Rethinking Reconstruction-based Graph-Level Anomaly Detection: Limitations and a Simple Remedy
This addresses a specific issue in graph anomaly detection for researchers and practitioners, offering an incremental improvement over existing methods.
The paper tackled the problem of graph-level anomaly detection using graph autoencoders by identifying limitations in their reconstruction-based approach, such as the reconstruction flip phenomenon, and proposed a simple method called MUSE that uses multifaceted summaries of reconstruction errors, achieving state-of-the-art performance as the best overall among 14 methods across 10 datasets.

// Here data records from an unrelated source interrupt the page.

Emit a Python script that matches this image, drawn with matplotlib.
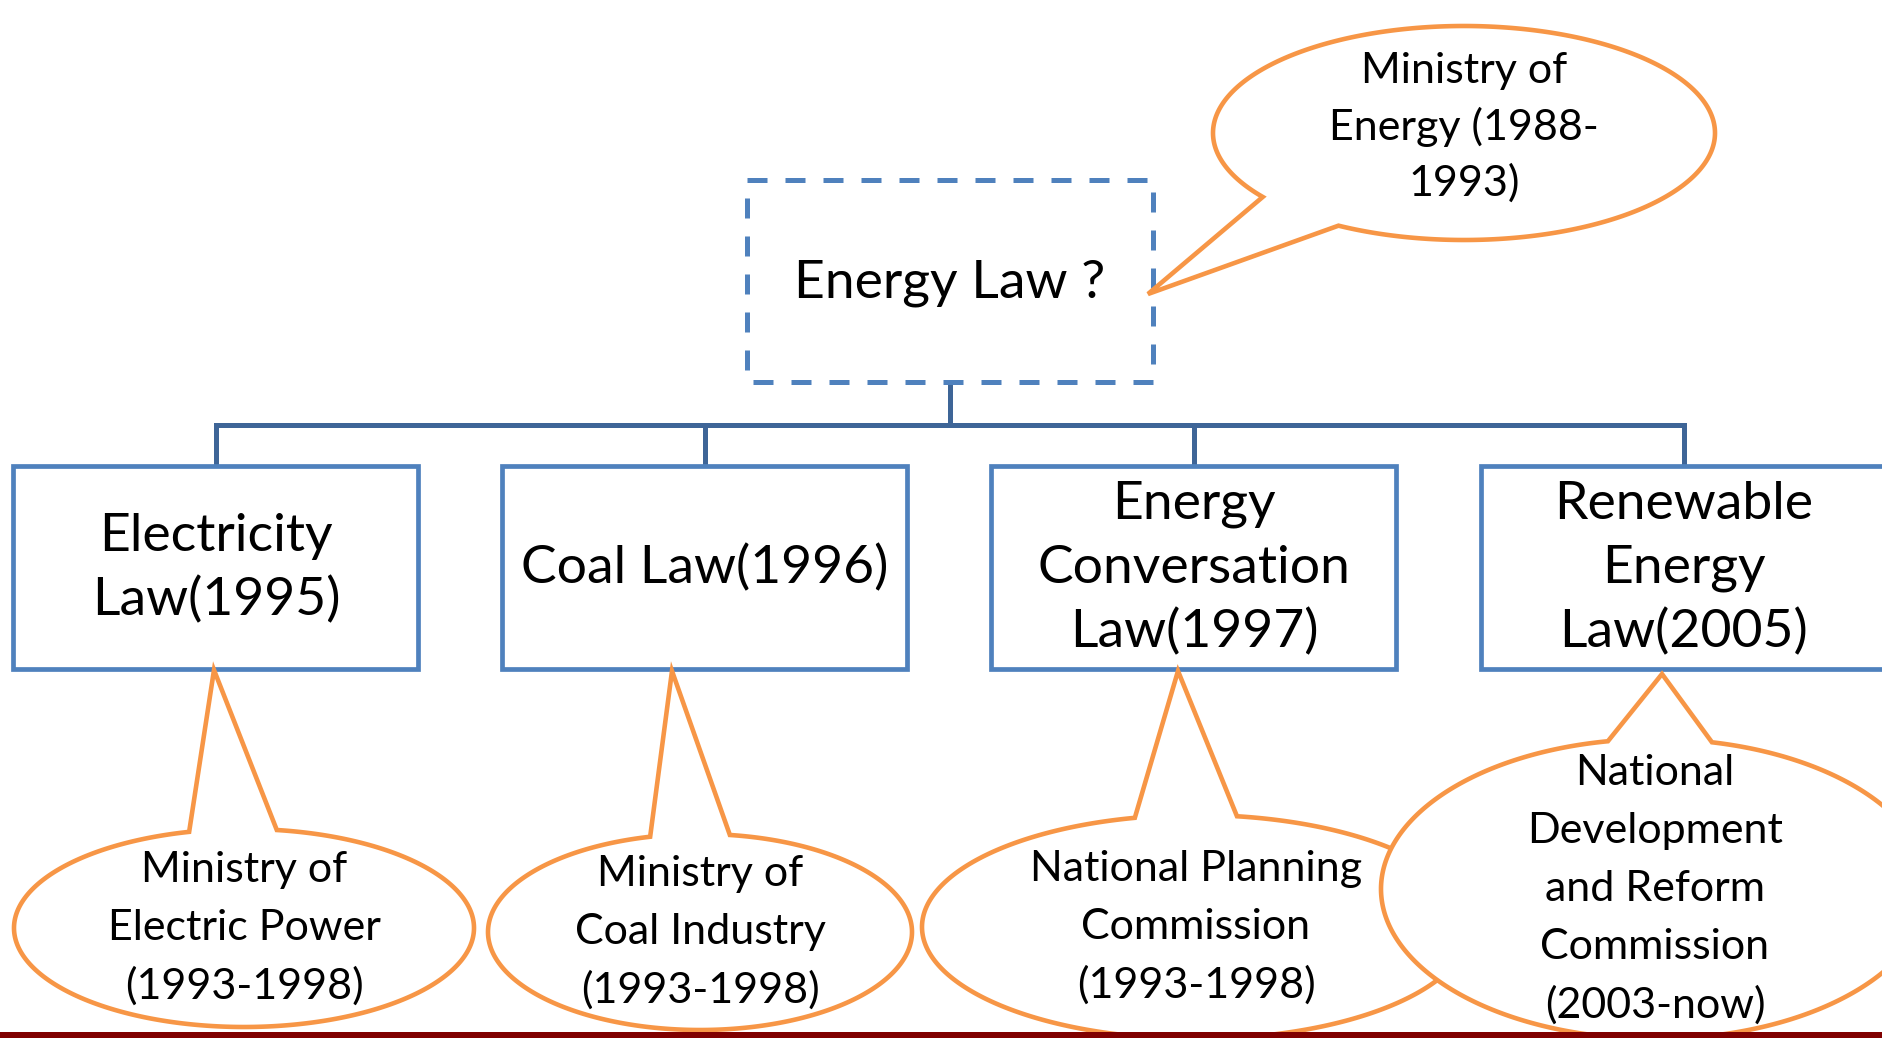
import numpy as np
import matplotlib
matplotlib.use("Agg")
import matplotlib.pyplot as plt
from matplotlib.patches import Rectangle, Polygon

# ---- content ----
root_label = "Energy Law ?"
root_agency = ["Ministry of", "Energy (1988-", "1993)"]
law_labels = [
    ["Electricity", "Law(1995)"],
    ["Coal Law(1996)"],
    ["Energy", "Conversation", "Law(1997)"],
    ["Renewable", "Energy", "Law(2005)"],
]
agency_labels = [
    ["Ministry of", "Electric Power", "(1993-1998)"],
    ["Ministry of", "Coal Industry", "(1993-1998)"],
    ["National Planning", "Commission", "(1993-1998)"],
    ["National", "Development", "and Reform", "Commission", "(2003-now)"],
]

# ---- layout (pixel space) ----
W, H = 1883, 1038
BLUE = "#4F81BD"
DBLUE = "#3E6597"
ORANGE = "#F79646"
RED = "#800000"
FONT = "Lato"
BIG = 38.5
SMALL = 31
BIG_LS = 64
SMALL_LS = 58

fig = plt.figure(figsize=(W / 100, H / 100), dpi=100)
ax = fig.add_axes([0, 0, 1, 1])
ax.set_xlim(0, W)
ax.set_ylim(H, 0)
ax.axis("off")


def lines_text(cx, cy, lines, size, ls, z=10):
    n = len(lines)
    for i, s in enumerate(lines):
        y = cy + (i - (n - 1) / 2) * ls
        ax.text(cx, y, s, ha="center", va="center", fontsize=size,
                family=FONT, color="black", zorder=z)


# root dashed box
root_cx, root_cy, root_w, root_h = 950, 281, 406, 202
ax.add_patch(Rectangle((root_cx - root_w / 2, root_cy - root_h / 2), root_w, root_h,
                       fill=False, ec=BLUE, lw=3.6, ls=(0, (4.0, 3.6)), zorder=3))
lines_text(root_cx, root_cy + 2, [root_label], BIG, BIG_LS)

# law boxes
box_cx = [216, 705, 1194, 1684]
box_top, box_h, box_w = 466, 203, 405
bus_y = 425
ax.plot([root_cx, root_cx], [root_cy + root_h / 2, bus_y], color=DBLUE, lw=3.6,
        solid_capstyle="butt", zorder=2)
ax.plot([box_cx[0], box_cx[-1]], [bus_y, bus_y], color=DBLUE, lw=3.6,
        solid_capstyle="projecting", zorder=2)
for cx, lab in zip(box_cx, law_labels):
    ax.plot([cx, cx], [bus_y, box_top], color=DBLUE, lw=3.6, solid_capstyle="butt", zorder=2)
    ax.add_patch(Rectangle((cx - box_w / 2, box_top), box_w, box_h, fc="white",
                           ec=BLUE, lw=3.4, zorder=3))
    lines_text(cx, box_top + box_h / 2 + 1, lab, BIG, BIG_LS)


def bubble(cx, cy, a, b, th1, th2, tip, z):
    # ellipse outline from th1 the long way round to th2, closed through the tail tip
    if th2 < th1:
        th2 += 360
    t = np.deg2rad(np.linspace(th1, th2, 400))
    pts = np.column_stack([cx + a * np.cos(t), cy - b * np.sin(t)])
    pts = np.vstack([pts, [tip]])
    ax.add_patch(Polygon(pts, closed=True, fc="white", ec=ORANGE, lw=3.3,
                         joinstyle="miter", zorder=z))


# bubble geometry: center, semi axes, tail base angles, tip
bub_geo = [
    (244, 928, 230, 99, 103.8, 81.8, (214, 670)),
    (700, 932, 212, 98, 103.6, 81.9, (672, 671)),
    (1196, 927, 274, 112, 102.9, 81.4, (1178, 671)),
    (1655, 889, 274, 150, 99.9, 78.0, (1662, 674)),
]
for i, ((cx, cy, a, b, t1, t2, tip), lab) in enumerate(zip(bub_geo, agency_labels)):
    bubble(cx, cy, a, b, t1, t2, tip, z=5 + 2 * i)
    lines_text(cx, cy, lab, SMALL, SMALL_LS, z=6 + 2 * i)

# root bubble (tail pointing down-left)
bubble(1464, 133, 251, 107, 240.0, 216.7, (1148, 294), z=5)
lines_text(1464, 127, root_agency, SMALL, 56.5, z=6)

# bottom red band
ax.add_patch(Rectangle((0, 1032), W, 8, fc=RED, ec="none", zorder=30))

fig.savefig("out.png", dpi=100)
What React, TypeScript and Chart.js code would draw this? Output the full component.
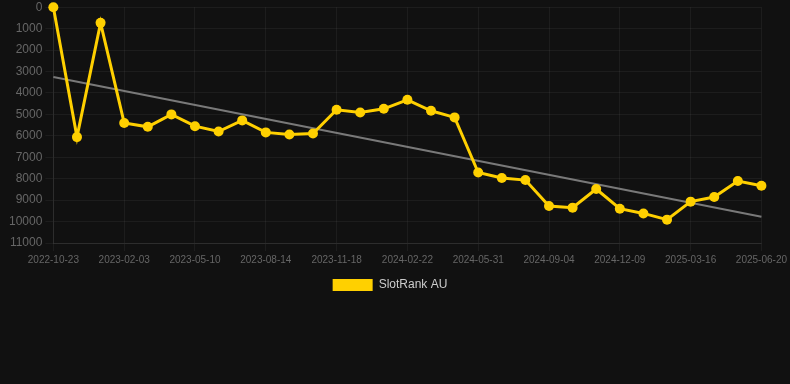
import React, { useEffect, useRef } from "react";
import { Chart, registerables } from "chart.js";

Chart.register(...registerables);

const categories: string[] = [
  "2022-10-23", "2022-11-26", "2022-12-30", "2023-02-03", "2023-03-07", "2023-04-08",
  "2023-05-10", "2023-06-11", "2023-07-13", "2023-08-14", "2023-09-15", "2023-10-17",
  "2023-11-18", "2023-12-20", "2024-01-21", "2024-02-22", "2024-03-26", "2024-04-28",
  "2024-05-31", "2024-07-02", "2024-08-03", "2024-09-04", "2024-10-06", "2024-11-07",
  "2024-12-09", "2025-01-10", "2025-02-12", "2025-03-16", "2025-04-17", "2025-05-19",
  "2025-06-20",
];

const slotRankAU: number[] = [
  0, 6060, 730, 5400, 5580, 5000, 5550, 5800, 5280, 5840, 5935, 5890,
  4785, 4910, 4740, 4320, 4830, 5140, 7710, 7970, 8065, 9275, 9350, 8480,
  9400, 9620, 9910, 9070, 8855, 8110, 8330,
];

const trendStart = 3258;
const trendEnd = 9774;

const yTicks: number[] = [0, 1000, 2000, 3000, 4000, 5000, 6000, 7000, 8000, 9000, 10000, 11000];

export default function App() {
  const ref = useRef<HTMLCanvasElement | null>(null);

  useEffect(() => {
    document.body.style.margin = "0";
    document.body.style.background = "#111111";
    const trend: (number | null)[] = categories.map((_, i) =>
      i === 0 ? trendStart : i === categories.length - 1 ? trendEnd : null
    );
    const defaultLabels = Chart.defaults.plugins.legend.labels.generateLabels;
    const chart = new Chart(ref.current!, {
      type: "line",
      data: {
        labels: categories,
        datasets: [
          {
            label: "SlotRank AU",
            data: slotRankAU,
            borderColor: "#FFD000",
            backgroundColor: "#FFD000",
            borderWidth: 3,
            pointRadius: 5,
            pointBorderWidth: 0,
            pointBackgroundColor: "#FFD000",
            pointBorderColor: "#FFD000",
            tension: 0,
            order: 1,
          },
          {
            label: "trend",
            data: trend,
            borderColor: "rgba(140,140,140,0.85)",
            borderWidth: 2,
            pointRadius: 0,
            spanGaps: true,
            order: 2,
          },
        ],
      },
      options: {
        animation: false,
        responsive: true,
        maintainAspectRatio: false,
        layout: { padding: { left: 6, right: 16, top: 0 } },
        clip: false as any,
        plugins: {
          tooltip: { enabled: false },
          legend: {
            position: "bottom",
            labels: {
              color: "#cccccc",
              boxWidth: 40,
              boxHeight: 12,
              font: { size: 12, family: "Liberation Sans, Arial, sans-serif" },
              filter: (item) => item.text !== "trend",
              generateLabels: (c) =>
                defaultLabels(c).map((l) => ({ ...l, lineWidth: 0, strokeStyle: "rgba(0,0,0,0)" })),
            },
          },
        },
        scales: {
          x: {
            grid: { color: "rgba(255,255,255,0.05)" },
            border: { color: "rgba(255,255,255,0.08)" },
            ticks: {
              color: "#666666",
              maxRotation: 0,
              autoSkip: true,
              maxTicksLimit: 11,
              font: { size: 10, family: "Liberation Sans, Arial, sans-serif" },
            },
          },
          y: {
            reverse: true,
            min: yTicks[0],
            max: yTicks[yTicks.length - 1],
            grid: { color: "rgba(255,255,255,0.05)" },
            border: { color: "rgba(255,255,255,0.08)" },
            afterBuildTicks: (axis) => {
              axis.ticks = yTicks.map((v) => ({ value: v }));
            },
            ticks: {
              color: "#666666",
              font: { size: 12, family: "Liberation Sans, Arial, sans-serif" },
              callback: (v) => String(v),
            },
          },
        },
      },
    });
    return () => chart.destroy();
  }, []);

  return (
    <div style={{ width: 790, height: 304, marginTop: -3, position: "relative" }}>
      <canvas ref={ref} />
    </div>
  );
}
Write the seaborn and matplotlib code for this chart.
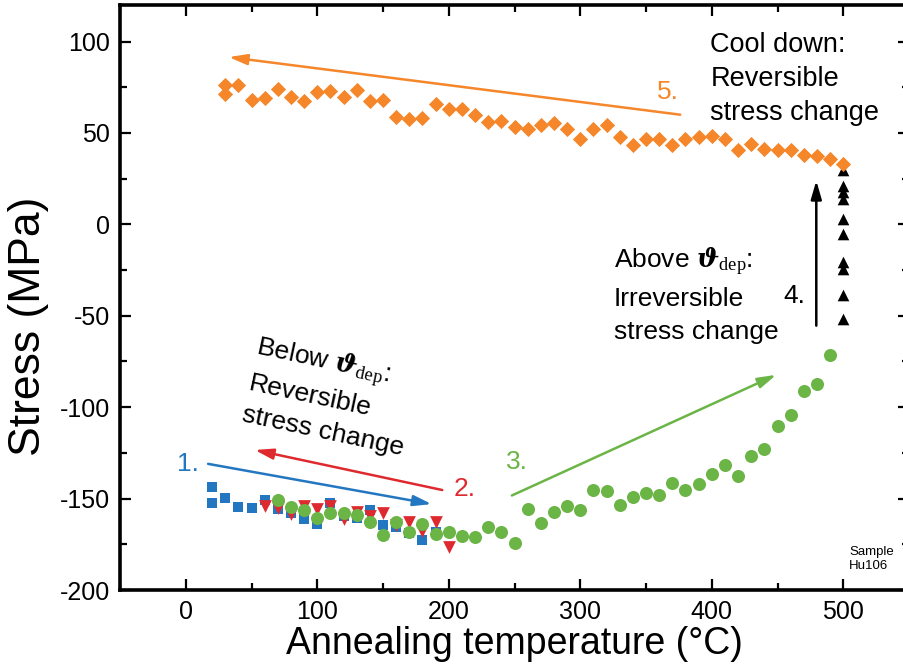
import matplotlib
matplotlib.use("Agg")
import matplotlib.pyplot as plt
import seaborn as sns
import pandas as pd
from matplotlib.ticker import MultipleLocator

# ---- data -----------------------------------------------------------------
# 1. first heating (blue squares)
heat1_T = [20, 20, 30, 40, 50, 60, 70, 80, 90, 100, 110, 120, 130, 140, 150,
           160, 170, 180, 190]
heat1_S = [-143.7, -152.5, -149.8, -154.7, -155.2, -151.0, -155.6, -158.0,
           -161.4, -163.8, -152.5, -159.3, -160.7, -156.2, -164.4, -165.6,
           -168.9, -172.4, -168.4]

# 2. first cool down (red down-triangles)
cool1_T = [60, 70, 80, 90, 100, 110, 120, 130, 140, 150, 160, 170, 180, 190, 200]
cool1_S = [-154.2, -155.2, -158.3, -154.2, -155.6, -154.2, -161.1, -157.1,
           -159.3, -158.0, -164.7, -162.6, -167.5, -162.6, -176.6]

# 3. second heating up to 490 degC (green circles)
heat2_T = [70, 80, 90, 100, 110, 120, 130, 140, 150, 160, 170, 180, 190, 200,
           210, 220, 230, 240, 250, 260, 270, 280, 290, 300, 310, 320, 330,
           340, 350, 360, 370, 380, 390, 400, 410, 420, 430, 440, 450, 460,
           470, 480, 490]
heat2_S = [-151.0, -154.7, -156.5, -160.7, -157.8, -157.8, -158.9, -162.9,
           -169.8, -162.9, -168.4, -163.8, -169.3, -168.4, -170.2, -170.8,
           -165.6, -168.4, -174.2, -155.6, -163.4, -157.1, -154.1, -156.2,
           -145.2, -145.6, -153.3, -149.2, -147.0, -148.3, -141.4, -145.2,
           -141.9, -136.5, -131.4, -137.4, -126.8, -122.8, -110.3, -104.5,
           -90.9, -87.2, -71.7]

# 4. holding at 500 degC (black up-triangles)
hold_T = [500, 500, 500, 500, 500, 500, 500, 500, 500, 500]
hold_S = [30.0, 21.0, 17.7, 14.1, 3.1, -5.1, -20.6, -24.6, -38.9, -52.0]

# 5. final cool down (orange diamonds)
cool2_T = [30, 30, 40, 50, 60, 70, 80, 90, 100, 110, 120, 130, 140, 150, 160,
           170, 180, 190, 200, 210, 220, 230, 240, 250, 260, 270, 280, 290,
           300, 310, 320, 330, 340, 350, 360, 370, 380, 390, 400, 410, 420,
           430, 440, 450, 460, 470, 480, 490, 500]
cool2_S = [76.5, 71.5, 76.5, 67.9, 69.2, 74.3, 69.7, 67.5, 72.5, 72.8, 69.7,
           73.7, 67.3, 67.9, 58.8, 57.9, 58.4, 66.1, 63.3, 62.9, 59.7, 56.0,
           56.4, 53.3, 52.0, 54.2, 55.5, 52.0, 46.5, 52.4, 54.6, 47.8, 43.2,
           46.5, 46.9, 43.2, 46.5, 47.8, 48.4, 46.5, 40.5, 44.2, 41.4, 40.9,
           40.5, 38.2, 37.2, 35.6, 33.2]

x_ticks = [0, 100, 200, 300, 400, 500]
y_ticks = [-200, -150, -100, -50, 0, 50, 100]

BLUE = "#2377c0"
RED = "#de2a2e"
GREEN = "#6bb446"
ORANGE = "#f5862a"
BLACK = "#000000"

# ---- style ----------------------------------------------------------------
sns.set_theme(style="ticks")
plt.rcParams["font.family"] = ["Liberation Sans", "DejaVu Sans"]
plt.rcParams["mathtext.fontset"] = "custom"
plt.rcParams["mathtext.rm"] = "Liberation Serif"
plt.rcParams["mathtext.it"] = "Liberation Serif:italic"
plt.rcParams["mathtext.bf"] = "DejaVu Serif:italic:bold"
plt.rcParams["axes.unicode_minus"] = False
plt.rcParams["text.color"] = "black"
plt.rcParams["axes.labelcolor"] = "black"

fig = plt.figure(figsize=(9.04, 6.68), dpi=100)
ax = fig.add_axes([120 / 904, 78 / 668, 789 / 904, 585 / 668])

series = [
    (heat1_T, heat1_S, BLUE, "s", 60),
    (cool1_T, cool1_S, RED, "v", 84),
    (heat2_T, heat2_S, GREEN, "o", 88),
    (hold_T, hold_S, BLACK, "^", 70),
    (cool2_T, cool2_S, ORANGE, "D", 60),
]
for T, S, col, mk, size in series:
    df = pd.DataFrame({"T": T, "S": S})
    sns.scatterplot(data=df, x="T", y="S", ax=ax, color=col, marker=mk,
                    s=size, linewidth=0, zorder=3)

ax.set_xlim(-50, 550)
ax.set_ylim(-200, 120)
ax.set_xticks(x_ticks)
ax.set_yticks(y_ticks)
ax.xaxis.set_minor_locator(MultipleLocator(50))
ax.yaxis.set_minor_locator(MultipleLocator(25))
ax.tick_params(which="both", direction="in", top=True, right=True,
               width=1.6, colors="black", labelsize=18, pad=7)
ax.tick_params(which="major", length=8)
ax.tick_params(which="minor", length=5)
for sp in ax.spines.values():
    sp.set_linewidth(2.6)
    sp.set_color("black")

ax.set_xlabel("Annealing temperature (°C)", fontsize=27, labelpad=2)
ax.set_ylabel("Stress (MPa)", fontsize=32)
ax.yaxis.set_label_coords(-0.09, 0.45)


# ---- arrows and step labels ---------------------------------------------
def arrow(start, end, col):
    ax.annotate("", xy=end, xytext=start,
                arrowprops=dict(arrowstyle="-|>,head_length=1.1,head_width=0.32",
                                color=col, lw=1.8, shrinkA=0, shrinkB=0,
                                mutation_scale=10),
                zorder=2)


arrow((17, -131), (187, -153), BLUE)
arrow((195, -145.3), (52.5, -123.4), RED)
arrow((248, -148.3), (449, -82.3), GREEN)
arrow((479.5, -55.4), (479.5, 23.9), BLACK)
arrow((376, 60.0), (32.7, 91.5), ORANGE)

num_kw = dict(fontsize=19, ha="center", va="center")
ax.text(2, -131, "1.", color=BLUE, **num_kw)
ax.text(212, -145, "2.", color=RED, **num_kw)
ax.text(252, -130, "3.", color=GREEN, **num_kw)
ax.text(463, -39, "4.", color=BLACK, **num_kw)
ax.text(367, 72.5, "5.", color=ORANGE, **num_kw)

theta = r"$\mathbf{\vartheta}_{\mathrm{dep}}$"
ax.text(399, 105, "Cool down:\nReversible\nstress change", fontsize=19.5,
        ha="left", va="top", linespacing=1.4)
ax.text(325.5, -12, f"Above {theta}:\nIrreversible\nstress change",
        fontsize=19, ha="left", va="top", linespacing=1.45)
ax.text(110, -94, f"Below {theta}:\nReversible\nstress change", fontsize=19,
        ha="center", va="center", multialignment="left", rotation=-12,
        linespacing=1.4)
ax.text(504.5, -176, "Sample\nHu106", fontsize=9.5, ha="left", va="top")

fig.savefig("out.png", dpi=100)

Graph autoencoders (Graph-AEs) learn representations of given graphs by aiming to accurately reconstruct them. A notable application of Graph-AEs is graph-level anomaly detection (GLAD), whose objective is to identify graphs with anomalous topological structures and/or node features compared to the majority of the graph population. Graph-AEs for GLAD regard a graph with a high mean reconstruction error (i.e. mean of errors from all node pairs and/or nodes) as anomalies. Namely, the methods rest on the assumption that they would better reconstruct graphs with similar characteristics to the majority. We, however, report non-trivial counter-examples, a phenomenon we call reconstruction flip, and highlight the limitations of the existing Graph-AE-based GLAD methods. Specifically, we empirically and theoretically investigate when this assumption holds and when it fails. Through our analyses, we further argue that, while the reconstruction errors for a given graph are effective features for GLAD, leveraging the multifaceted summaries of the reconstruction errors, beyond just mean, can further strengthen the features. Thus, we propose a novel and simple GLAD method, named MUSE. The key innovation of MUSE involves taking multifaceted summaries of reconstruction errors as graph features for GLAD. This surprisingly simple method obtains SOTA performance in GLAD, performing best overall among 14 methods across 10 datasets.